According the Canada Customs officer who inspected my can of French-made duck confit on my re-entry to Canada this week, the fine for lying on your declaration card has jumped to a hefty $800 CDN or thereabouts.
Of course you would never not tell the truth about what you were bringing into the country would you? Because everyone knows that Rule Number 1 of Happy Travel is: Don’t fib to the guys at the gate. They have more power than God.
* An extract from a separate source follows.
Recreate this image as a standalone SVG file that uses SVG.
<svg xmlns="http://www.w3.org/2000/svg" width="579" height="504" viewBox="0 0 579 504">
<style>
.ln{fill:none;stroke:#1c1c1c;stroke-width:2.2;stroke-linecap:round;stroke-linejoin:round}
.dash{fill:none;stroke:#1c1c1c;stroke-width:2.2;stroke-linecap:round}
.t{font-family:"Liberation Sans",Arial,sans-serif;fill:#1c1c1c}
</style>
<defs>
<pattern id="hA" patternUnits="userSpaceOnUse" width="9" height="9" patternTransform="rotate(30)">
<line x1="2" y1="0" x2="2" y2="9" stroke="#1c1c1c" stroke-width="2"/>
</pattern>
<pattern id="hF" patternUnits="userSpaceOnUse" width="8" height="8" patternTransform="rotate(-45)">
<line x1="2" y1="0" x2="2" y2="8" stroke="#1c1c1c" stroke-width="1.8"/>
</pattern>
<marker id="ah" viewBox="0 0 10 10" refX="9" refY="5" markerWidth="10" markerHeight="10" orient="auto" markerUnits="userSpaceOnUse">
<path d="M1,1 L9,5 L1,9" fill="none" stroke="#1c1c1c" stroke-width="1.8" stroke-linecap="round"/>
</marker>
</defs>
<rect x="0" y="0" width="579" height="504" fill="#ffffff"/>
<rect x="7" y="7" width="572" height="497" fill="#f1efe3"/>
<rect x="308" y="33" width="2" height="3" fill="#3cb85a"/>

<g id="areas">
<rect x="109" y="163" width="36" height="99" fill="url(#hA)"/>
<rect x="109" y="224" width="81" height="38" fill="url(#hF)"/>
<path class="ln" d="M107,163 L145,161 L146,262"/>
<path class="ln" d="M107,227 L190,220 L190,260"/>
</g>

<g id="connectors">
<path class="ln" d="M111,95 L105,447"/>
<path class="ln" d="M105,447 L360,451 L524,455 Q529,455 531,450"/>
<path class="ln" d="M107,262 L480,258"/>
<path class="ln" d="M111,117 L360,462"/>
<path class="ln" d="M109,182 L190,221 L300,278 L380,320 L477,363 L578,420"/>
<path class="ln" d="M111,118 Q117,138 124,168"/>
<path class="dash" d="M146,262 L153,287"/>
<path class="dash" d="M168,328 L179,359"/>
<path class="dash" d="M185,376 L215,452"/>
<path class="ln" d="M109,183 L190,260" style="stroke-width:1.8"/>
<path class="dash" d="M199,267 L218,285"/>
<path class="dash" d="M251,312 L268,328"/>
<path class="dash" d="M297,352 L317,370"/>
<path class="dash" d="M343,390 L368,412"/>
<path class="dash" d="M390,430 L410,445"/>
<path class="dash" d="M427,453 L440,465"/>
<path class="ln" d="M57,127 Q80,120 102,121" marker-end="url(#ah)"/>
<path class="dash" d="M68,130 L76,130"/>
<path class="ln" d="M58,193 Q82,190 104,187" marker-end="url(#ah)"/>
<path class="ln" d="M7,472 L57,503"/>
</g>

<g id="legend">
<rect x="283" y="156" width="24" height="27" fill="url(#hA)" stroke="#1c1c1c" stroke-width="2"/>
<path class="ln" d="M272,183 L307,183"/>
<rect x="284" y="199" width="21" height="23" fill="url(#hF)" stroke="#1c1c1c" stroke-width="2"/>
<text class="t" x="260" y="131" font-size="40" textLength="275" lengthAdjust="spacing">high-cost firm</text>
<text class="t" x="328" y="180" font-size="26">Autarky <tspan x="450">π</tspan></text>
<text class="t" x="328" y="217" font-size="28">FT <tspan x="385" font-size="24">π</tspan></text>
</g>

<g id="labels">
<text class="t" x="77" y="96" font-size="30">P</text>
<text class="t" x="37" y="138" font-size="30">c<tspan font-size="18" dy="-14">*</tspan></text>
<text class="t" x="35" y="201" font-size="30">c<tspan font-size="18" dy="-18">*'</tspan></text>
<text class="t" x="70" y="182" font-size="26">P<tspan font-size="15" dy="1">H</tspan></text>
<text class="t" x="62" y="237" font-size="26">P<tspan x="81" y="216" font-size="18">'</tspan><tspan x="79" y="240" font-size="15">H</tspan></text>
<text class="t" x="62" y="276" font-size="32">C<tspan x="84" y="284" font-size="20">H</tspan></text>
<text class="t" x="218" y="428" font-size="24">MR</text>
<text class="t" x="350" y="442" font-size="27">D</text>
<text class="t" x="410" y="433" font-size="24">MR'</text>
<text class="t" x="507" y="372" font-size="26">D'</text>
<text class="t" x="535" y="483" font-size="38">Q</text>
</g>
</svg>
Personal exemptions for Canadian residents:
- $50 after 24 hours away
- $400 after 48 hours
- $750 after 7 days
- above totals include: 1.5 litres of wine (usually 2 bottles); 1.14 litres (40 oz.) of hard liquor or 8.5 litres of beer or ale
- 200 cigarettes; 50 cigars
- Find complete details on the Canada Border Service Agency’s “I Declare” page
Exemptions for visitors to Canada:
- items for personal use that will leave the country with you: declare computers, cameras etc. on arrival
- unlimited gifts to a maximum value of $60 each (or be prepared to pay duty and taxes on the excess)
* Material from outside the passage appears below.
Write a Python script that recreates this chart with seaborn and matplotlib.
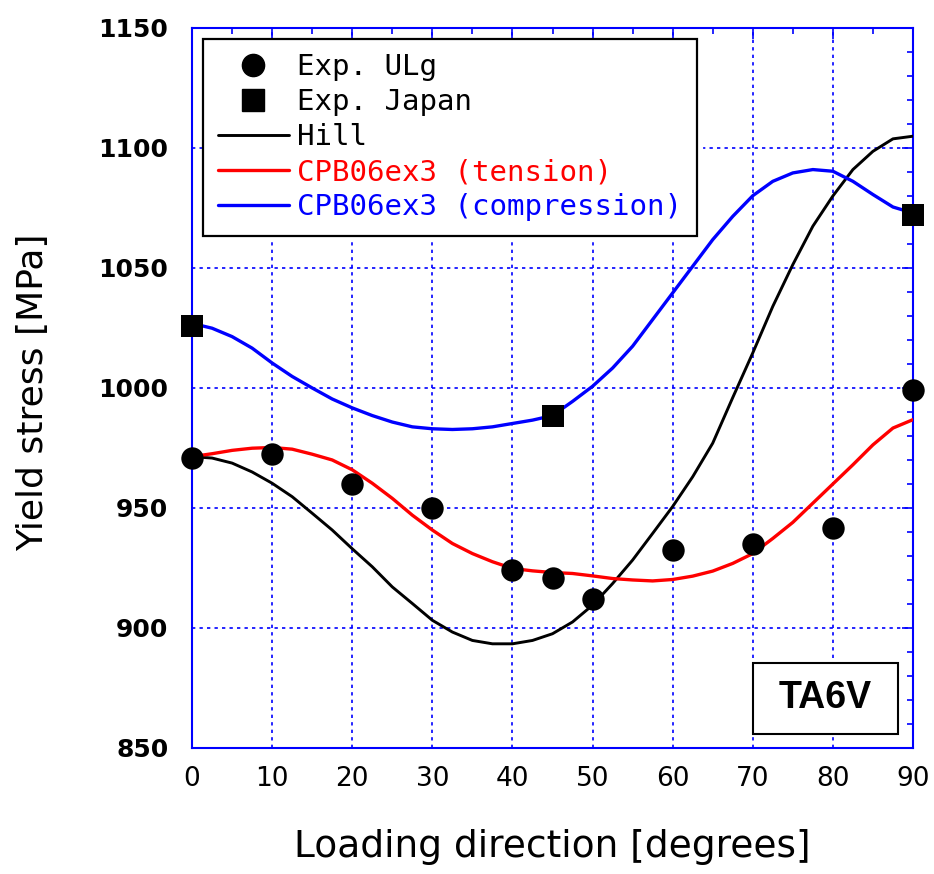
import numpy as np
import pandas as pd
import seaborn as sns
import matplotlib
matplotlib.use("Agg")
import matplotlib.pyplot as plt
from matplotlib.patches import Rectangle
from matplotlib.lines import Line2D
from matplotlib.ticker import MultipleLocator

sns.set_theme(style="white")
plt.rcParams["font.family"] = ["DejaVu Sans"]

# Experimental yield stresses [MPa]
angles_ulg = [0, 10, 20, 30, 40, 45, 50, 60, 70, 80, 90]
stress_ulg = [971, 972.5, 960, 950, 924, 921, 912, 932.5, 935, 941.5, 999]

angles_japan = [0, 45, 90]
stress_japan = [1026, 988.5, 1072]

# Model predictions, sampled every 2.5 degrees
angles_model = [0, 2.5, 5, 7.5, 10, 12.5, 15, 17.5, 20, 22.5, 25, 27.5, 30,
                32.5, 35, 37.5, 40, 42.5, 45, 47.5, 50, 52.5, 55, 57.5, 60,
                62.5, 65, 67.5, 70, 72.5, 75, 77.5, 80, 82.5, 85, 87.5, 90]
stress_hill = [971.4, 970.8, 968.7, 965.0, 960.3, 954.7, 947.8, 940.8, 933.0,
               925.5, 917.1, 910.2, 903.2, 898.3, 894.8, 893.4, 893.4, 894.8,
               897.6, 902.5, 909.5, 918.5, 928.3, 939.4, 950.6, 963.0, 977.0,
               996.0, 1014.6, 1034.0, 1051.4, 1067.4, 1080.0, 1091.0, 1098.6,
               1103.8, 1104.9]
stress_tension = [971.4, 972.6, 974.0, 974.9, 975.2, 974.5, 972.4, 970.0,
                  965.9, 960.3, 954.0, 947.0, 940.8, 935.2, 931.0, 927.6,
                  924.8, 923.8, 923.1, 922.7, 921.7, 920.6, 920.0, 919.6,
                  920.2, 921.6, 923.7, 926.9, 931.0, 937.3, 944.0, 952.0,
                  960.0, 968.0, 976.3, 983.3, 986.8]
stress_compression = [1026.9, 1024.9, 1021.4, 1016.6, 1010.4, 1004.8, 1000.0,
                      995.4, 991.7, 988.5, 985.8, 983.8, 983.0, 982.7, 983.0,
                      983.8, 985.2, 986.6, 988.5, 994.4, 1000.7, 1008.3,
                      1017.4, 1028.5, 1039.6, 1050.7, 1061.8, 1071.5, 1080.1,
                      1086.1, 1089.6, 1091.0, 1090.3, 1086.1, 1080.6, 1075.4,
                      1072.9]

models = pd.DataFrame({
    "angle": angles_model,
    "Hill": stress_hill,
    "tension": stress_tension,
    "compression": stress_compression,
})

legend_labels = ["Exp. ULg", "Exp. Japan", "Hill",
                 "CPB06ex3 (tension)", "CPB06ex3 (compression)"]
legend_colors = ["black", "black", "black", "#ff0000", "#0000ff"]

BLUE = "#0000ff"

fig = plt.figure(figsize=(9.34, 8.74), dpi=100)
ax = fig.add_axes([0.2056, 0.1442, 0.7719, 0.8238])

sns.lineplot(data=models, x="angle", y="Hill", color="black", lw=2.1,
             ax=ax, zorder=3)
sns.lineplot(data=models, x="angle", y="tension", color="#ff0000", lw=2.4,
             ax=ax, zorder=3)
sns.lineplot(data=models, x="angle", y="compression", color=BLUE, lw=2.4,
             ax=ax, zorder=3)

sns.scatterplot(x=angles_ulg, y=stress_ulg, marker="o", s=260, color="black",
                edgecolor="black", linewidth=0, ax=ax, zorder=4, clip_on=False)
sns.scatterplot(x=angles_japan, y=stress_japan, marker="s", s=240,
                color="black", edgecolor="black", linewidth=0, ax=ax,
                zorder=4, clip_on=False)

ax.set_xlim(0, 90)
ax.set_ylim(850, 1150)
ax.xaxis.set_major_locator(MultipleLocator(10))
ax.xaxis.set_minor_locator(MultipleLocator(5))
ax.yaxis.set_major_locator(MultipleLocator(50))
ax.yaxis.set_minor_locator(MultipleLocator(10))

ax.set_axisbelow(True)
ax.grid(True, which="major", color=BLUE, ls=(0, (2, 2.5)), lw=1.2)

for sp in ax.spines.values():
    sp.set_color(BLUE)
    sp.set_linewidth(1.5)

ax.tick_params(which="both", direction="in", top=True, right=True,
               color=BLUE, width=1.2)
ax.tick_params(which="major", length=8)
ax.tick_params(which="minor", length=4)
ax.tick_params(axis="x", which="major", labelsize=19, pad=13,
               labelcolor="black")
ax.tick_params(axis="y", which="major", labelsize=18, pad=17,
               labelcolor="black")
for lab in ax.get_yticklabels():
    lab.set_fontweight("bold")

ax.set_xlabel("Loading direction [degrees]", fontsize=27, color="black")
ax.set_ylabel("Yield stress [MPa]", fontsize=26, color="black")
ax.xaxis.set_label_coords(0.5, -0.112)
ax.yaxis.set_label_coords(-0.197, 0.494)

handles = [
    Line2D([], [], marker="o", ls="none", color="black", markersize=16),
    Line2D([], [], marker="s", ls="none", color="black", markersize=15.5),
    Line2D([], [], color="black", lw=2.1),
    Line2D([], [], color="#ff0000", lw=2.4),
    Line2D([], [], color=BLUE, lw=2.4),
]
leg = ax.legend(handles, legend_labels, loc="upper left",
                bbox_to_anchor=(0.0153, 0.985), borderaxespad=0,
                prop={"family": "DejaVu Sans Mono", "size": 21},
                handlelength=2.45, handletextpad=0.28, labelspacing=0.24,
                borderpad=0.5, fancybox=False, framealpha=1,
                shadow={"ox": 4, "oy": -4, "shade": 0, "alpha": 1})
leg.get_frame().set_edgecolor("black")
leg.get_frame().set_linewidth(1.6)
leg.set_zorder(6)
for txt, c in zip(leg.get_texts(), legend_colors):
    txt.set_color(c)

# Material label box
ax.add_patch(Rectangle((0.778, 0.0194), 0.201, 0.0986, transform=ax.transAxes,
                       facecolor="white", edgecolor="black", lw=1.5,
                       zorder=5))
ax.text(0.8786, 0.0688, "TA6V", transform=ax.transAxes, ha="center",
        va="center", fontsize=27, fontweight="bold",
        family="Liberation Sans", color="black", zorder=6)

fig.savefig("out.png", dpi=100)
- alcohol, tobacco and business-related products cannot be counted as gifts
- See complete details on the Canada Border Service Agency’s “Visitors to Canada” page
Everyone should be prepared to declare food, firearms, large amounts of currency, and business goods.
Remember: there’s no penalty if you declare something that is not allowed–the worst that will happen is that it will be taken from you.
But if you’re caught with something in your luggage that you didn’t declare–and there are some very smart sniffer dogs working Canada’s borders–you will be fined.
As it turns out, I was allowed to keep my duck confit. Why? Because it did not require refrigeration.